Merge (SQL-style joins)

# Sample DataFrames
df1 = pd.DataFrame({
    'id': [1, 2, 3],
    'name': ['Alice', 'Bob', 'Charlie']
})

df2 = pd.DataFrame({
    'id': [1, 2, 4],
    'salary': [50000, 60000, 70000]
})

# Inner join (default)
pd.merge(df1, df2, on='id')

# Left join
pd.merge(df1, df2, on='id', how='left')

# Right join
pd.merge(df1, df2, on='id', how='right')

# Outer join
pd.merge(df1, df2, on='id', how='outer')

# Different column names
pd.merge(df1, df2, left_on='user_id', right_on='id')

Concatenation

# Vertical concatenation (stack rows)
pd.concat([df1, df2], ignore_index=True)

# Horizontal concatenation (side by side)
pd.concat([df1, df2], axis=1)

Time Series

# Create datetime index
df['date'] = pd.to_datetime(df['date'])
df.set_index('date', inplace=True)

# Date components
df['year'] = df.index.year
df['month'] = df.index.month
df['day'] = df.index.day
df['dayofweek'] = df.index.dayofweek

# Resampling
df.resample('M').mean()    # Monthly mean
df.resample('W').sum()     # Weekly sum
df.resample('Q').first()   # Quarterly first value

# Rolling windows
df['rolling_mean'] = df['value'].rolling(window=7).mean()
df['rolling_sum'] = df['value'].rolling(window=30).sum()

# Shift/Lag
df['previous_day'] = df['value'].shift(1)
df['next_day'] = df['value'].shift(-1)

# Date range
dates = pd.date_range(start='2024-01-01', end='2024-12-31', freq='D')
dates = pd.date_range(start='2024-01-01', periods=100, freq='D')

Quick Reference

Operation	Code
Read CSV	`pd.read_csv('file.csv')`
Write CSV	`df.to_csv('file.csv')`
First n rows	`df.head(n)`
Column selection	`df['col']` or `df[['col1', 'col2']]`
Row selection	`df.iloc[0]` or `df.loc[label]`
Filter rows	`df[df['col'] > value]`
Drop missing	`df.dropna()`
Fill missing	`df.fillna(value)`
Group by	`df.groupby('col').mean()`
Sort	`df.sort_values('col')`
Merge	`pd.merge(df1, df2, on='key')`

Summary

Pandas is essential for any data work in Python.

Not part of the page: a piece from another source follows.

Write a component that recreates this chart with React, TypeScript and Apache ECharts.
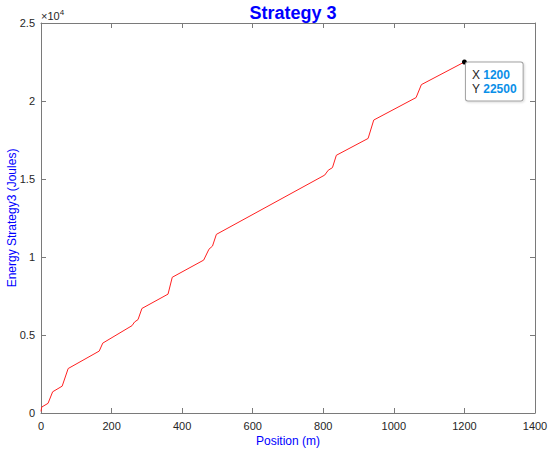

Start with:

Loading data (read_csv, read_excel)
Exploring data (head, info, describe)
Cleaning data (dropna, fillna, astype)
Selecting data (loc, iloc, boolean indexing)
Transforming data (apply, groupby, merge)

Practice with real datasets and you’ll quickly become proficient at data manipulation.